(Entries from a dataset)
╔══

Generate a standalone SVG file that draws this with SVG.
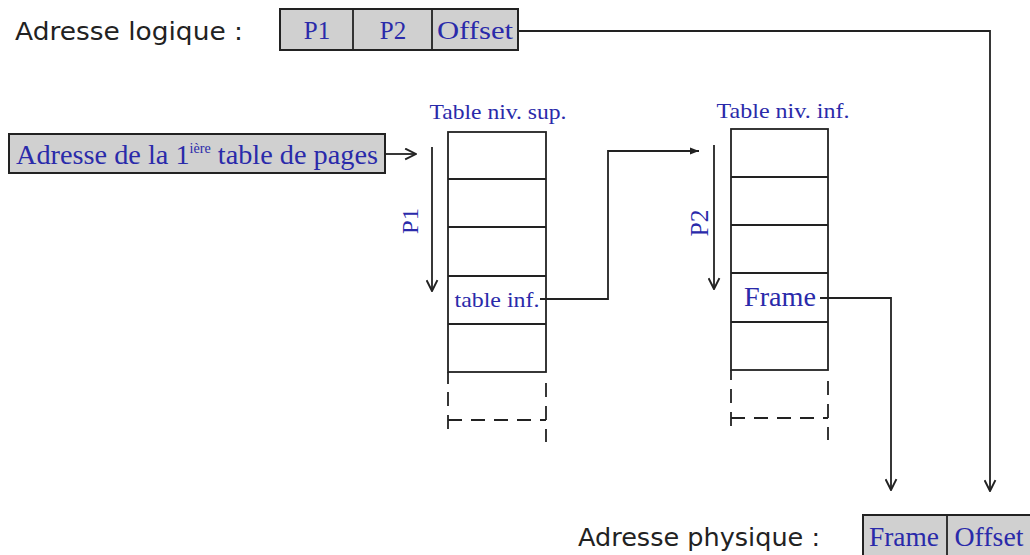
<svg xmlns="http://www.w3.org/2000/svg" width="1030" height="555" viewBox="0 0 1030 555">
<style>
.lbl{font-family:"DejaVu Sans","Verdana",sans-serif;font-size:25px;fill:#222}
.blue{font-family:"Liberation Serif","Times New Roman",serif;fill:#2a2aaa}
.box{fill:#d0d0d0;stroke:#222;stroke-width:2}
.cell{fill:#fff;stroke:#222;stroke-width:1.8}
.ln{fill:none;stroke:#222;stroke-width:1.8}
.dash{fill:none;stroke:#222;stroke-width:1.8;stroke-dasharray:14,9}
</style>
<defs>
<marker id="ah" viewBox="0 0 12 12" refX="11" refY="6" markerWidth="13" markerHeight="13" markerUnits="userSpaceOnUse" orient="auto">
<path d="M1,1 L11,6 L1,11" fill="none" stroke="#222" stroke-width="1.8"/>
</marker>
<marker id="af" viewBox="0 0 10 10" refX="10" refY="5" markerWidth="9" markerHeight="9" markerUnits="userSpaceOnUse" orient="auto">
<path d="M0,1 L10,5 L0,9 Z" fill="#222"/>
</marker>
</defs>
<rect width="1030" height="555" fill="#fff"/>

<g id="logical">
<text class="lbl" x="15" y="40" textLength="228" lengthAdjust="spacingAndGlyphs">Adresse logique :</text>
<rect class="box" x="280" y="9" width="238" height="41"/>
<line class="ln" x1="353" y1="9" x2="353" y2="50"/>
<line class="ln" x1="432" y1="9" x2="432" y2="50"/>
<text class="blue" x="317" y="39" font-size="25" text-anchor="middle">P1</text>
<text class="blue" x="393" y="39" font-size="25" text-anchor="middle">P2</text>
<text class="blue" x="475" y="39" font-size="25" text-anchor="middle" textLength="76" lengthAdjust="spacingAndGlyphs">Offset</text>
</g>

<g id="first-table-addr">
<rect class="box" x="9" y="134" width="376" height="39"/>
<text class="blue" x="16" y="164" font-size="28" textLength="362" lengthAdjust="spacingAndGlyphs">Adresse de la 1<tspan font-size="14" dy="-11">ière</tspan><tspan dy="11"> table de pages</tspan></text>
</g>

<g id="table-sup">
<text class="blue" x="498" y="119" font-size="22" text-anchor="middle" textLength="137" lengthAdjust="spacingAndGlyphs">Table niv. sup.</text>
<rect class="cell" x="448" y="132" width="98" height="240"/>
<line class="ln" x1="448" y1="179" x2="546" y2="179"/>
<line class="ln" x1="448" y1="227" x2="546" y2="227"/>
<line class="ln" x1="448" y1="276" x2="546" y2="276"/>
<line class="ln" x1="448" y1="324" x2="546" y2="324"/>
<text class="blue" x="497" y="307" font-size="22" text-anchor="middle" textLength="85" lengthAdjust="spacingAndGlyphs">table inf.</text>
<line class="ln" x1="448" y1="372" x2="448" y2="384"/>
<path class="dash" d="M448,392 L448,436"/>
<path class="dash" d="M546,383 L546,442"/>
<line class="dash" x1="448" y1="420" x2="546" y2="420"/>
<line class="ln" x1="432" y1="147" x2="432" y2="291" marker-end="url(#ah)"/>
<text class="blue" x="0" y="0" font-size="23" text-anchor="middle" textLength="26" lengthAdjust="spacingAndGlyphs" transform="translate(418,221) rotate(-90)">P1</text>
</g>

<g id="table-inf">
<text class="blue" x="783" y="118" font-size="22" text-anchor="middle" textLength="133" lengthAdjust="spacingAndGlyphs">Table niv. inf.</text>
<rect class="cell" x="731" y="129" width="97" height="241"/>
<line class="ln" x1="731" y1="177" x2="828" y2="177"/>
<line class="ln" x1="731" y1="225" x2="828" y2="225"/>
<line class="ln" x1="731" y1="273" x2="828" y2="273"/>
<line class="ln" x1="731" y1="322" x2="828" y2="322"/>
<text class="blue" x="780" y="306" font-size="28" text-anchor="middle" textLength="72" lengthAdjust="spacingAndGlyphs">Frame</text>
<line class="ln" x1="731" y1="370" x2="731" y2="380"/>
<path class="dash" d="M731,389 L731,430"/>
<path class="dash" d="M828,381 L828,440"/>
<line class="dash" x1="731" y1="418" x2="828" y2="418"/>
<line class="ln" x1="714" y1="145" x2="714" y2="289" marker-end="url(#ah)"/>
<text class="blue" x="0" y="0" font-size="25" text-anchor="middle" textLength="27" lengthAdjust="spacingAndGlyphs" transform="translate(708,223) rotate(-90)">P2</text>
</g>

<g id="physical">
<text class="lbl" x="578" y="546" textLength="242" lengthAdjust="spacingAndGlyphs">Adresse physique :</text>
<rect class="box" x="863" y="515" width="175" height="50"/>
<line class="ln" x1="947" y1="515" x2="947" y2="555"/>
<text class="blue" x="904" y="546" font-size="27" text-anchor="middle" textLength="70" lengthAdjust="spacingAndGlyphs">Frame</text>
<text class="blue" x="989" y="546" font-size="27" text-anchor="middle" textLength="69" lengthAdjust="spacingAndGlyphs">Offset</text>
</g>

<g id="connectors">
<polyline class="ln" points="518,31 990,31 990,491" marker-end="url(#ah)"/>
<line class="ln" x1="385" y1="154" x2="416" y2="154" marker-end="url(#ah)"/>
<polyline class="ln" points="540,299 608,299 608,151 699,151" marker-end="url(#af)"/>
<polyline class="ln" points="820,298 891,298 891,490" marker-end="url(#ah)"/>
</g>
</svg>
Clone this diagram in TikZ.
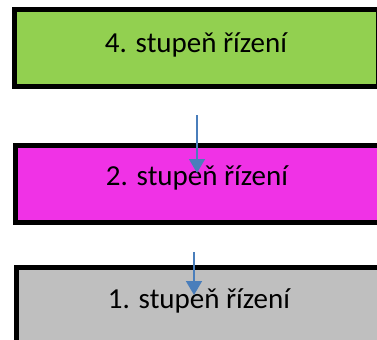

╚══

> _Instructions to follow_:
Print each entry shown above with exact wording and no pictures.

> _Complete answer_:
Generate a standalone SVG file that draws this with SVG.
<svg xmlns="http://www.w3.org/2000/svg" width="1030" height="555" viewBox="0 0 1030 555">
<style>
.lbl{font-family:"DejaVu Sans","Verdana",sans-serif;font-size:25px;fill:#222}
.blue{font-family:"Liberation Serif","Times New Roman",serif;fill:#2a2aaa}
.box{fill:#d0d0d0;stroke:#222;stroke-width:2}
.cell{fill:#fff;stroke:#222;stroke-width:1.8}
.ln{fill:none;stroke:#222;stroke-width:1.8}
.dash{fill:none;stroke:#222;stroke-width:1.8;stroke-dasharray:14,9}
</style>
<defs>
<marker id="ah" viewBox="0 0 12 12" refX="11" refY="6" markerWidth="13" markerHeight="13" markerUnits="userSpaceOnUse" orient="auto">
<path d="M1,1 L11,6 L1,11" fill="none" stroke="#222" stroke-width="1.8"/>
</marker>
<marker id="af" viewBox="0 0 10 10" refX="10" refY="5" markerWidth="9" markerHeight="9" markerUnits="userSpaceOnUse" orient="auto">
<path d="M0,1 L10,5 L0,9 Z" fill="#222"/>
</marker>
</defs>
<rect width="1030" height="555" fill="#fff"/>

<g id="logical">
<text class="lbl" x="15" y="40" textLength="228" lengthAdjust="spacingAndGlyphs">Adresse logique :</text>
<rect class="box" x="280" y="9" width="238" height="41"/>
<line class="ln" x1="353" y1="9" x2="353" y2="50"/>
<line class="ln" x1="432" y1="9" x2="432" y2="50"/>
<text class="blue" x="317" y="39" font-size="25" text-anchor="middle">P1</text>
<text class="blue" x="393" y="39" font-size="25" text-anchor="middle">P2</text>
<text class="blue" x="475" y="39" font-size="25" text-anchor="middle" textLength="76" lengthAdjust="spacingAndGlyphs">Offset</text>
</g>

<g id="first-table-addr">
<rect class="box" x="9" y="134" width="376" height="39"/>
<text class="blue" x="16" y="164" font-size="28" textLength="362" lengthAdjust="spacingAndGlyphs">Adresse de la 1<tspan font-size="14" dy="-11">ière</tspan><tspan dy="11"> table de pages</tspan></text>
</g>

<g id="table-sup">
<text class="blue" x="498" y="119" font-size="22" text-anchor="middle" textLength="137" lengthAdjust="spacingAndGlyphs">Table niv. sup.</text>
<rect class="cell" x="448" y="132" width="98" height="240"/>
<line class="ln" x1="448" y1="179" x2="546" y2="179"/>
<line class="ln" x1="448" y1="227" x2="546" y2="227"/>
<line class="ln" x1="448" y1="276" x2="546" y2="276"/>
<line class="ln" x1="448" y1="324" x2="546" y2="324"/>
<text class="blue" x="497" y="307" font-size="22" text-anchor="middle" textLength="85" lengthAdjust="spacingAndGlyphs">table inf.</text>
<line class="ln" x1="448" y1="372" x2="448" y2="384"/>
<path class="dash" d="M448,392 L448,436"/>
<path class="dash" d="M546,383 L546,442"/>
<line class="dash" x1="448" y1="420" x2="546" y2="420"/>
<line class="ln" x1="432" y1="147" x2="432" y2="291" marker-end="url(#ah)"/>
<text class="blue" x="0" y="0" font-size="23" text-anchor="middle" textLength="26" lengthAdjust="spacingAndGlyphs" transform="translate(418,221) rotate(-90)">P1</text>
</g>

<g id="table-inf">
<text class="blue" x="783" y="118" font-size="22" text-anchor="middle" textLength="133" lengthAdjust="spacingAndGlyphs">Table niv. inf.</text>
<rect class="cell" x="731" y="129" width="97" height="241"/>
<line class="ln" x1="731" y1="177" x2="828" y2="177"/>
<line class="ln" x1="731" y1="225" x2="828" y2="225"/>
<line class="ln" x1="731" y1="273" x2="828" y2="273"/>
<line class="ln" x1="731" y1="322" x2="828" y2="322"/>
<text class="blue" x="780" y="306" font-size="28" text-anchor="middle" textLength="72" lengthAdjust="spacingAndGlyphs">Frame</text>
<line class="ln" x1="731" y1="370" x2="731" y2="380"/>
<path class="dash" d="M731,389 L731,430"/>
<path class="dash" d="M828,381 L828,440"/>
<line class="dash" x1="731" y1="418" x2="828" y2="418"/>
<line class="ln" x1="714" y1="145" x2="714" y2="289" marker-end="url(#ah)"/>
<text class="blue" x="0" y="0" font-size="25" text-anchor="middle" textLength="27" lengthAdjust="spacingAndGlyphs" transform="translate(708,223) rotate(-90)">P2</text>
</g>

<g id="physical">
<text class="lbl" x="578" y="546" textLength="242" lengthAdjust="spacingAndGlyphs">Adresse physique :</text>
<rect class="box" x="863" y="515" width="175" height="50"/>
<line class="ln" x1="947" y1="515" x2="947" y2="555"/>
<text class="blue" x="904" y="546" font-size="27" text-anchor="middle" textLength="70" lengthAdjust="spacingAndGlyphs">Frame</text>
<text class="blue" x="989" y="546" font-size="27" text-anchor="middle" textLength="69" lengthAdjust="spacingAndGlyphs">Offset</text>
</g>

<g id="connectors">
<polyline class="ln" points="518,31 990,31 990,491" marker-end="url(#ah)"/>
<line class="ln" x1="385" y1="154" x2="416" y2="154" marker-end="url(#ah)"/>
<polyline class="ln" points="540,299 608,299 608,151 699,151" marker-end="url(#af)"/>
<polyline class="ln" points="820,298 891,298 891,490" marker-end="url(#ah)"/>
</g>
</svg>
Clone this diagram in TikZ.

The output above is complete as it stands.